Più in generale, non si capisce perché le donne in quanto tali dovrebbero garantire relazioni più pacifiche. Per smentire tale affermazione basterebbe citare due parole: Hillary Clinton. Ma possiamo anche chiamare in causa personaggi meno rilevanti per le sorti del mondo. Un interessante esempio di discussione al femminile sul problema palestinese ci è stato offerto negli ultimi giorni da Francesca Albanese, che anche ieri accusava la stampa italiana di essere «filo sionista». E non parliamo delle baruffe che la hanno opposta a Liliana Segre e hanno poi opposto quest’ultima a Eugenia Roccella (altro esempio di concordia femminile). Parliamo banalmente dell’insistenza con cui continua a dire che non si può chiamare pace l’accordo in corso perché «è sia un insulto che una distrazione. [...] Israele dovrà affrontare giustizia, sanzioni, disinvestimenti e boicottaggi fino a quando l’occupazione, l’apartheid e il genocidio non saranno finiti e ogni crimine non sarà stato reso conto». Come a dire: il conflitto non può certo fermarsi qui.

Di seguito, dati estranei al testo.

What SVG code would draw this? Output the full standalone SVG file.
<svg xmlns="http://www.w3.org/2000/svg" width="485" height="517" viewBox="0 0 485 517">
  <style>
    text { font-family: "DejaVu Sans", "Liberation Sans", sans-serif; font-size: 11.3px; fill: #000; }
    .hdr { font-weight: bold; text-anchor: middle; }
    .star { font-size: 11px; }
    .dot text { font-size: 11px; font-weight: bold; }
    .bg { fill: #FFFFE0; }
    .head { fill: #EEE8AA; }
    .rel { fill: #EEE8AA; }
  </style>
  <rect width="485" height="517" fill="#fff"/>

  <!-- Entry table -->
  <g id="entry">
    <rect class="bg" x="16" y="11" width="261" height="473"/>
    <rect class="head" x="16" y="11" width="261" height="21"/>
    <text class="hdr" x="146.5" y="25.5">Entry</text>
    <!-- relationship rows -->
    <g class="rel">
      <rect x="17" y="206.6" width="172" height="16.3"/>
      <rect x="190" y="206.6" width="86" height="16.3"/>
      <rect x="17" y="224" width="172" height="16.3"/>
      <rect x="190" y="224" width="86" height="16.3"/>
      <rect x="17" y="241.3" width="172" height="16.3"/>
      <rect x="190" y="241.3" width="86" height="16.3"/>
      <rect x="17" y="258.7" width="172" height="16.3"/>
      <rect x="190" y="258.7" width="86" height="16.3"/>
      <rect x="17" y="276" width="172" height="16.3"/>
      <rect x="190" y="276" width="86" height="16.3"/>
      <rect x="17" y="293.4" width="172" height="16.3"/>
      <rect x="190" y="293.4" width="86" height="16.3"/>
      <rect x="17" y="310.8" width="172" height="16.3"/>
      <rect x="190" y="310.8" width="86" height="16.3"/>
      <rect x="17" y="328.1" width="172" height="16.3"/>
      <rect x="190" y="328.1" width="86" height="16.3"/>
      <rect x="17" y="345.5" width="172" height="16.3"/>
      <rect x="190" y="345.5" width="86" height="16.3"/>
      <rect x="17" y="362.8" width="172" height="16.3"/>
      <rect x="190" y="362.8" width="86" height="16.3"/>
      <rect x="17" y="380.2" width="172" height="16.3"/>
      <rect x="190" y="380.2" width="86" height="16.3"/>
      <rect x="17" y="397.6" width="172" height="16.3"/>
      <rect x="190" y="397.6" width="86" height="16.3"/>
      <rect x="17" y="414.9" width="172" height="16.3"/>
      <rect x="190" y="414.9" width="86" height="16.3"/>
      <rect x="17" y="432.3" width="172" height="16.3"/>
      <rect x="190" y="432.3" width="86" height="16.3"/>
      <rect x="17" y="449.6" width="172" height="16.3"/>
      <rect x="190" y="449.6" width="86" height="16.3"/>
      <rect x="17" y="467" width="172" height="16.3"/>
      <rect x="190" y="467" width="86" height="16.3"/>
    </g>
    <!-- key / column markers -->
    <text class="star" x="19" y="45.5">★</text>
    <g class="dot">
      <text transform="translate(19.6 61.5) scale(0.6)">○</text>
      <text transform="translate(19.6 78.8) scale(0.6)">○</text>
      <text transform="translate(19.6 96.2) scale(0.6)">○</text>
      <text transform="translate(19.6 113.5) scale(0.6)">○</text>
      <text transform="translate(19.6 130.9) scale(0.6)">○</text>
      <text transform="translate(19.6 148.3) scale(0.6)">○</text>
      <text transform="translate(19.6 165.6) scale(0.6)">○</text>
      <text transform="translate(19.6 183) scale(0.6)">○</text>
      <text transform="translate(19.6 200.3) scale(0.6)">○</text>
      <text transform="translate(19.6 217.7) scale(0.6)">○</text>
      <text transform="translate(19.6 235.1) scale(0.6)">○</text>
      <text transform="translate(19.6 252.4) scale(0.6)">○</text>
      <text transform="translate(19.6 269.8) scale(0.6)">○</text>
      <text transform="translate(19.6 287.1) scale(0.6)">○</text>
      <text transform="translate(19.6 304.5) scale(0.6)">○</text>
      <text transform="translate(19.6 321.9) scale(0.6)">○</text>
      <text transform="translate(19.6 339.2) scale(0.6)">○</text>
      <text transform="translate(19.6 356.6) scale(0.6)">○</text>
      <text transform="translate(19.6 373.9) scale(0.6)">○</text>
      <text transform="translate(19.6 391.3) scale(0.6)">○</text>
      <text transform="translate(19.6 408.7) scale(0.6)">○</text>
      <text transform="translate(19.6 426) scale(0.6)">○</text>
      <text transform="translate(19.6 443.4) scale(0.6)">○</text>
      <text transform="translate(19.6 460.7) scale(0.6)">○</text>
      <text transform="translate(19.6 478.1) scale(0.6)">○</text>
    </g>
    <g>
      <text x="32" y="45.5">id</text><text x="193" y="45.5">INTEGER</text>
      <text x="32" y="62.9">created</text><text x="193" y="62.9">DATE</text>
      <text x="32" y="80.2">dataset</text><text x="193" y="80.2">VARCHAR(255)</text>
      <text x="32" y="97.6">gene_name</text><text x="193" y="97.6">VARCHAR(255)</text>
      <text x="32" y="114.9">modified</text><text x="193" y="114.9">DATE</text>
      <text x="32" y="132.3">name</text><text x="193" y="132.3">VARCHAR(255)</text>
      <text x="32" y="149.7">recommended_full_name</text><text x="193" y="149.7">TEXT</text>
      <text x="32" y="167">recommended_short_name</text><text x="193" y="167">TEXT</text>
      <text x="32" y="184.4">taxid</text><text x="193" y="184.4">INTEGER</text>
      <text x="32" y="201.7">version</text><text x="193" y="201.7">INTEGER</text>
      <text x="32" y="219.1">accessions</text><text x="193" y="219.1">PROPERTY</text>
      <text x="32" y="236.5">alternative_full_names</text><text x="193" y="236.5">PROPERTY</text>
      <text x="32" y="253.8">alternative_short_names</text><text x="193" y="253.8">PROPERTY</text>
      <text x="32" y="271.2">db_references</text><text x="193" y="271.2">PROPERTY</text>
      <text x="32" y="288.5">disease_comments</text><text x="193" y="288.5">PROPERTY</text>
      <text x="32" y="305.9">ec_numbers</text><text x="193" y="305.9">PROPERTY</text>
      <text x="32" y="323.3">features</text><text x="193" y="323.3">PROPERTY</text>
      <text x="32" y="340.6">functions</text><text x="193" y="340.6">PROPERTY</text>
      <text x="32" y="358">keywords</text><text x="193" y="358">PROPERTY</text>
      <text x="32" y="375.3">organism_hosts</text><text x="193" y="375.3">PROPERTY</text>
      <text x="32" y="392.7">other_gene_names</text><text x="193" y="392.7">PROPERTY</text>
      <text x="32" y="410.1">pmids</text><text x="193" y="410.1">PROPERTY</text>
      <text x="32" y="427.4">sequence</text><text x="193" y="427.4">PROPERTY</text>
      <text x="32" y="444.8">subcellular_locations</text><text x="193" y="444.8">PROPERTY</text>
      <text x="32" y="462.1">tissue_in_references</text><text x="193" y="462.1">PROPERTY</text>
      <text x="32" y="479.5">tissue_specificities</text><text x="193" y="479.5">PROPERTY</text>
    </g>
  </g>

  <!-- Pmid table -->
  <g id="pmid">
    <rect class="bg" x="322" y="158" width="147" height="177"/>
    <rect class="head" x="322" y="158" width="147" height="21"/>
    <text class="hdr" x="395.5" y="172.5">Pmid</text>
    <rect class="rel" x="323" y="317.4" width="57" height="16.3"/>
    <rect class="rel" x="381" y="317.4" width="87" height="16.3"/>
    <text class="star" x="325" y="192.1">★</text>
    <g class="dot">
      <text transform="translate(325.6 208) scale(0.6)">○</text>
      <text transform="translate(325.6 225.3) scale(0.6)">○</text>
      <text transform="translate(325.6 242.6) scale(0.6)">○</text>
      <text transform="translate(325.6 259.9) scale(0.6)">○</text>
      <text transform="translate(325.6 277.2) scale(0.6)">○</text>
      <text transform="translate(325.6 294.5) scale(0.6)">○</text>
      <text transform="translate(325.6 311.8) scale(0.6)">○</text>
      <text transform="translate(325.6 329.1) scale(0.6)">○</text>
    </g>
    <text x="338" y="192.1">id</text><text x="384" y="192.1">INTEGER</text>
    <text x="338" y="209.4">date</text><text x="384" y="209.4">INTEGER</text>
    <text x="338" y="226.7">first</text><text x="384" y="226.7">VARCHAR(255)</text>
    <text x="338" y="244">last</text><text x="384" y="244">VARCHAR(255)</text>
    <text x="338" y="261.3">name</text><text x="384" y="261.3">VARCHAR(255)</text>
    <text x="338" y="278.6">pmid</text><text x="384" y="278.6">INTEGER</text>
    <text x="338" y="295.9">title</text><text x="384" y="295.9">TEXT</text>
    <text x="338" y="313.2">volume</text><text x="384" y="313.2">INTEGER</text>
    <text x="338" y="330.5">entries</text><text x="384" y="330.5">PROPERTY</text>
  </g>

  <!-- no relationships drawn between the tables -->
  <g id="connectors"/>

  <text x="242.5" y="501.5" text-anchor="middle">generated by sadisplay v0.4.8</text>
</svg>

L’amara realtà è che la politica estera si gioca sui rapporti di forze, e non sulla morale. Non esistono solo giuste o sbagliate, ma solo soluzioni possibili o impossibili. Finora tutte le radiose donne ai vertici della politica mondiale, assieme a tanti uomini dell’élite, non hanno fatto nulla di concreto per salvare vite in Ucraina, in Palestina e altrove. Ci sta provando ora un maschio brutto e cattivo, Donald Trump. E certo lo fa per i suoi interessi, non per bontà d’animo. Ma almeno uno spiraglio si è aperto. Solo che una bella fetta di intellettuali, commentatori e politici - maschi e femmine - ce la stanno mettendo tutta per otturarlo, quello spiraglio. Preferiscono guerra e morte alla caduta dei loro pregiudizi. Non ammettono che la pace è buona in quanto pace, e non per altro. Non vogliono la pace di Trump: vogliono la «pace giusta». Ovvero quella che non arriva mai.